This Cool 3D Display Turns Your Music into a Psychedelic Light Show (and Could Be Yours by Christmas)

(Looking Glass/Kickstarter)

Want to turn your living room into a rave for the holidays? All you’ll need is a $300 L3D Cube and about half an hour.

The L3D Kickstarter project delivers a crude 3D display in a DIY kit, allowing you to build what the L3D Cube team calls a “volumetric” display. It looks like an animated 3D lightboard. After you construct the box, you can then download visualization apps to it or program your own. Less than 24 hours after it launched, the Kickstarter campaign is more than halfway to its goal of $38,000.

GIF of L3D Cube
GIF of L3D Cube


(Looking Glass/Kickstarter)

The standard kit takes about 30 minutes to build, says Shawn Frayne, president of Looking Glass Factory, makers of the kit. Each L3D Cube comes with 64 7-inch-long “reeds” with eight multicolor LEDs embedded in each, or 512 lights total. Plug the reeds into a Spark system board, cover it with the cube-shaped acrylic case, and then use an app to connect the device to your Wi-Fi network.
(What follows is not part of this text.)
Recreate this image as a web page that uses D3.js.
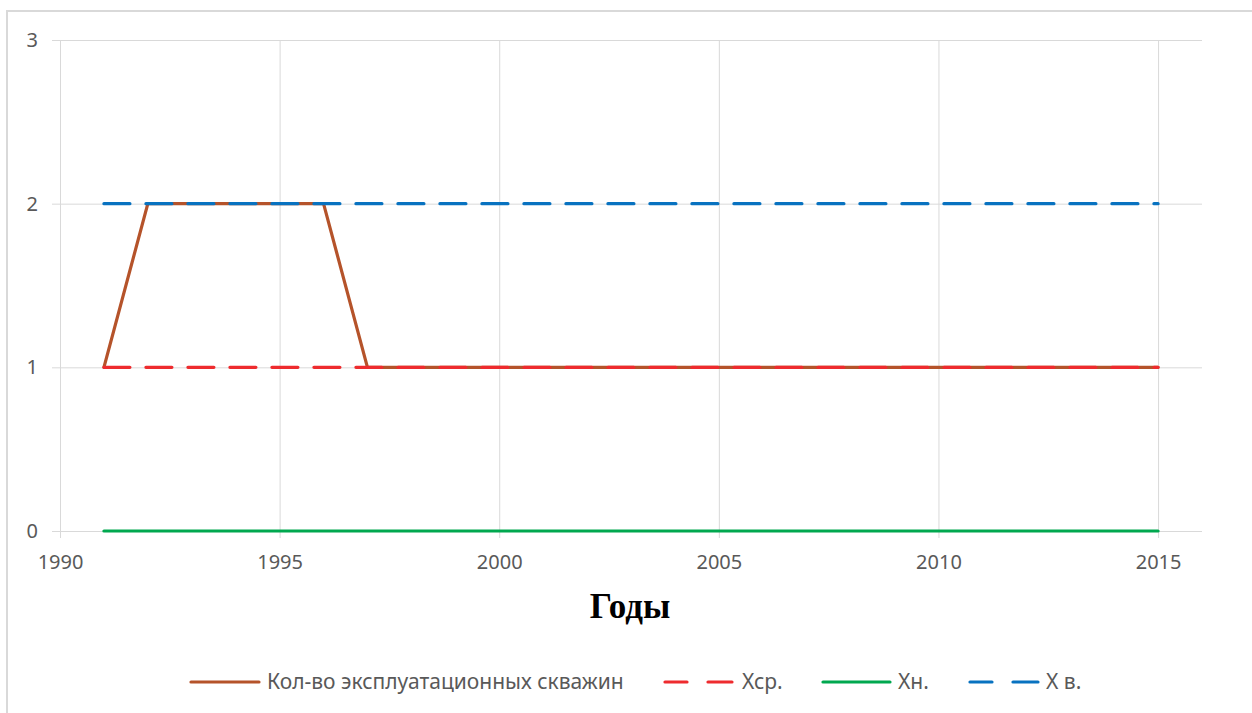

You program the Cube by downloading visualization apps to it via Wi-Fi. Each cube comes with a microphone, so it can change patterns and colors based on the volume and frequency of music or your voice. It can also work with motion sensors such as the Microsoft Kinect and the Leap Motion 3D Controller.

GIF of L3D Cube
GIF of L3D Cube

(Looking Glass/Kickstarter)

The standard 8 × 8 × 8 cube will cost between $250 and $350 for Kickstarter supporters, $399 for everyone else. More ambitious ravers can tackle the 16 × 16 × 16 model, which features 4,096 LEDs and will cost $2,015. Early supporters will be able to get their hands on them by Christmas, Frayne promises. The rest of us will have to wait until next May.

Supergeeks can swap in an Arduino board for the Spark and write their own programs in Arduino or the Processing language, he adds. Looking Glass co-founder Alex Hornstein has published a free guide on how to do just that.

The L3D Cube is just the first step toward “a volumetric display revolution,” says Frayne, where high-res 3D displays that allow for realistic images will be commonplace.

GIF of scene from Star Wars
GIF of scene from Star Wars

“Imagine seeing Princess Leia on a 3D display, asking Obi Wan Kenobi for help,” he says. “This brings us closer to a true holographic display.”

Note: This story has been updated to correct the product name and a few niggling details. No animals were harmed in the process.